Octane banks $2M for flexible billing software
Octane, a metered SaaS billing system, helps vendors create a plan, monitor usage and charge in a similar way to Snowflake and AWS.
Software billing startup Octane announced Tuesday that it raised $2 million on a post-money valuation of $10 million to advance its pay-as-you-go billing software.
Akash Khanolkar and his co-founders met a decade ago at Carnegie Mellon University and since then went off in different directions. In Khanolkar’s case, he ran a cloud consulting business and saw how fast companies like Datadog and Snowflake were coming to market and dealing with Amazon Web Services.
He found that the commonality in all of those fast-growing companies was billing software using a pay-as-you-go business model versus the traditional flat-rate plans, Khanolkar told TechCrunch.
However, he explained that monitoring consumption means that billing becomes complicated: companies now have to track how customers are using the software per second in order to bill correctly each month.
Seeing the shift toward consumption-based billing, the co-founders came back together in June 2020 to create Octane, a metered billing system that helps vendors create a plan, monitor usage and charge in a similar way to Snowflake and AWS, Khanolkar said.
“We are API-driven, and you as a vendor will send us usage data, and on our end, we store it and then do real-time aggregations so at the end of the month, you can accordingly bill customers,” Khanolkar said. “We have seen contention between engineering and product. Engineers are there to create core plans, so we built a no-code experience for product teams to be able to create new price plans and then perform changes, like adding coupons.”
Within the global cloud billing market, which is expected to reach $6.5 billion by 2025, there are a set of Octane competitors, like Chargebee and Zuora, that Khanolkar said are tackling the subscription management side and succeeding in the past several years. Now there is a usage and consumption-based world coming and a whole new set of software businesses, like Octane, coming in to succeed there.
The new round of funding was led by Basis Set Ventures and included Dropbox co-founder Arash Ferdowsi, Github CTO Jason Warner, Fortress CTO Assunta Gaglione, Scale AI CRO Chetan Chaudhary, former Twilio executive Evan Cummack, Esteban Reyes, Abstraction Capital and Script Capital.
“With the rise of product-led growth and usage-based pricing models, usage-based billing is a critical and foundational piece of infrastructure that has been simply missing,” said Chang Xu, partner at Basis Set Ventures, via email. “At the same time, it’s something that every department cares about as it’s your revenue. Many later-stage companies we talk to that have built this in-house talk about the ongoing maintenance costs and wishes that there is a vendor they can outsource it to.”

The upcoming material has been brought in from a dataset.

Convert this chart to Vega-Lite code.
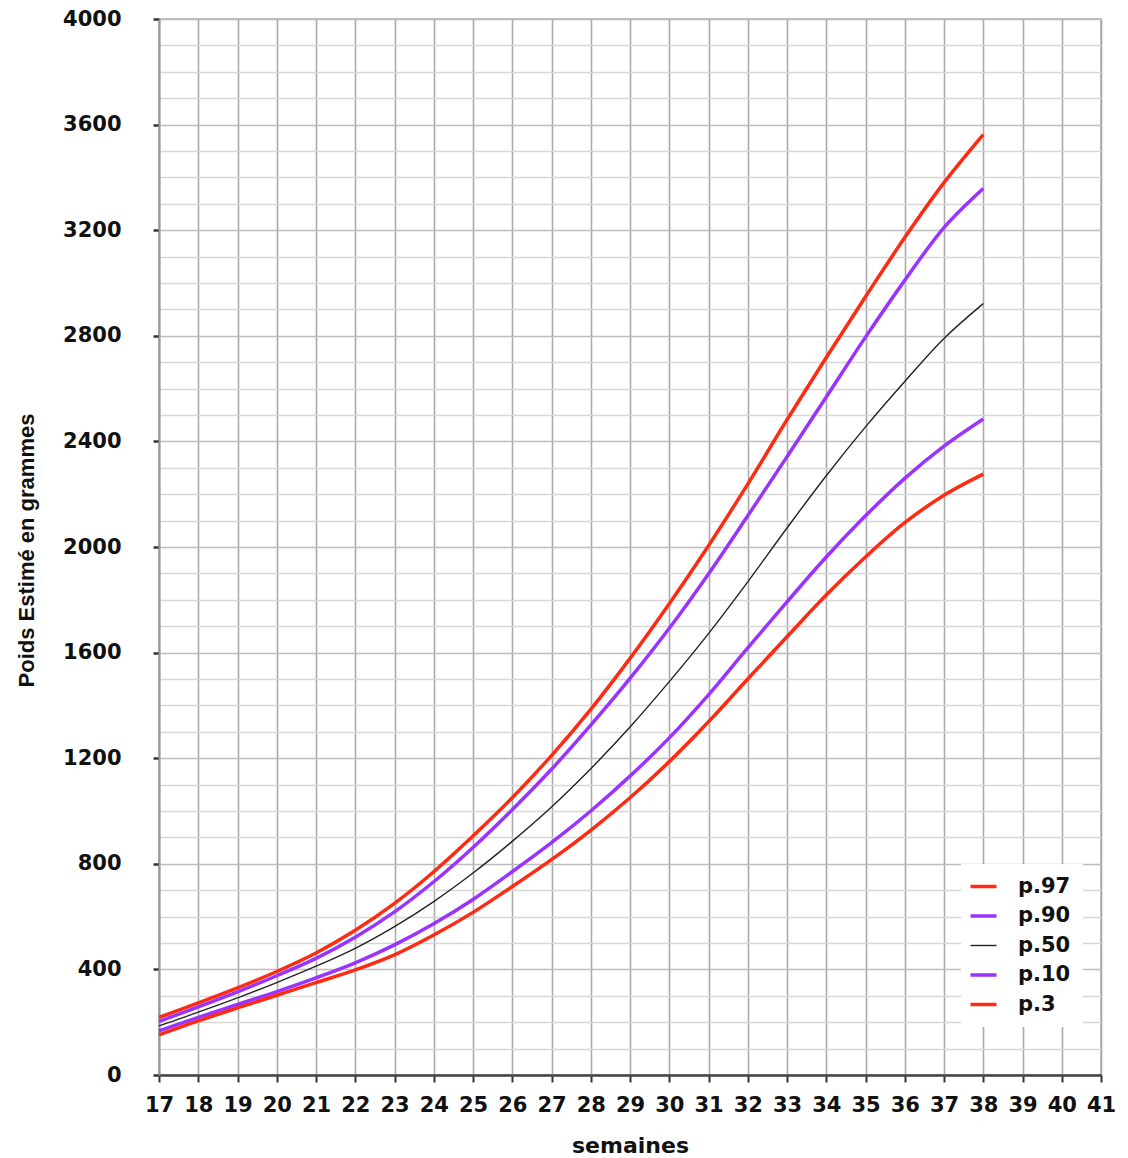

We are super impressed with the Octane team with their dedication to building a best-in-class and robust usage-based billing solution. They’ve validated this opportunity by talking to lots of engineering teams so they can solve for all the edge cases, which is important in something as mission critical as billing. We are convinced that Octane will become an inevitable part of the tech infrastructure.”
The new funding will go primarily toward hiring engineers, as well as product, marketing and sales staff. Octane currently has seven employees, and Khanolkar expects to be around 10 by the end of the year.
The company is working with a large range of companies, primarily focused on infrastructure and the depth gauge industries. Octane is also seeing some unique use cases emerge, like a construction company using the usage meter to track the hours an employee works and companies in electric charging using the meter for those purposes.
“We didn’t envision construction guys using it, but in theory, it could be used by any company that tracks time — even legal,” Khanolkar added.
He declined to speak about the company’s revenue, but did say it now had two to three years of runway.
Up next, the company plans to roll out new features like price experimentation based on usage to help customers better make decisions on how to price their software, another problem Khanolkar sees happening. It will build ways that customers can try different plans against usage data to validate which one works the best.
“We are still in the early innings of consumption-based models, but we see more end users opting to go with an enterprise that wants to let them try out the software and then pay as they go,” he added.